In the blockchain ecosystem, project fundraising through token issuance has become standard, with IDO (Initial DEX Offering), ICO, and IEO being the primary models. IDO stands out for its decentralization, low barriers, and diverse auction mechanisms that directly impact pricing efficiency and market fairness. This article systematically explains five common IDO auction types and offers participation advice.
1. Fixed Price Sale
The simplest method: a project sets a fixed token price, and investors purchase at that price until the allocation is filled. It is easy to execute but risky: overpricing may lead to poor sales or post-listing crashes; underpricing can trigger FOMO and extreme volatility.
2. Batch Auction
Investors submit bid prices and quantities during a bidding period. The system calculates a uniform clearing price based on all valid orders, and all bidders above that price pay the same clearing price.
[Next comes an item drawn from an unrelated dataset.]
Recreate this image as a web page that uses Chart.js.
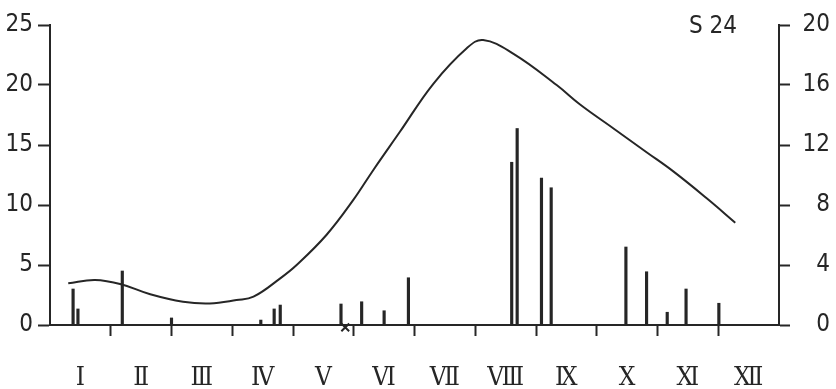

For example, if Alice bids 0.2 USDT and Bob bids 0.1 USDT, and the clearing price is 0.1 USDT, both pay 0.1 USDT. This method better reflects supply-demand dynamics but leaves final price uncertain.
3. Dutch Auction
Prices start high and decrease over time at a predetermined rate. Investors accept the current price when they buy, and the auction ends once all tokens are sold. For instance, starting at 1 USDT, decreasing 0.1 USDT per minute. It ensures fast completion but may misprice tokens if parameters are poorly chosen.
4. English Auction
A classic ascending auction: investors outbid each other, and the highest bidder wins. Starting at 0.01 USDT with a minimum increment of 0.01 USDT, participants raise bids until time expires. It maximizes competition and token price but can lead to extended bidding or collusion.
5. Liquidity Bootstrapping Pool (LBP)
Originating from Balancer, LBP is a variant of Dutch auction. The project creates a pool of token and stablecoin with an initial weight ratio (e.g., token:USDT = 90:10) that shifts over time to reduce token weight, artificially suppressing price to deter bots and speculators. While effective against hype, low demand can cause prolonged undervaluation.
Risk Considerations
IDOs run on decentralized smart contracts without KYC/AML, offering convenience but also legal ambiguity and higher exposure to low-quality projects. Investors should: use reputable platforms like Sushiswap or Balancer; vet team backgrounds, partners, and community activity; review whitepapers and audits. Always invest with caution.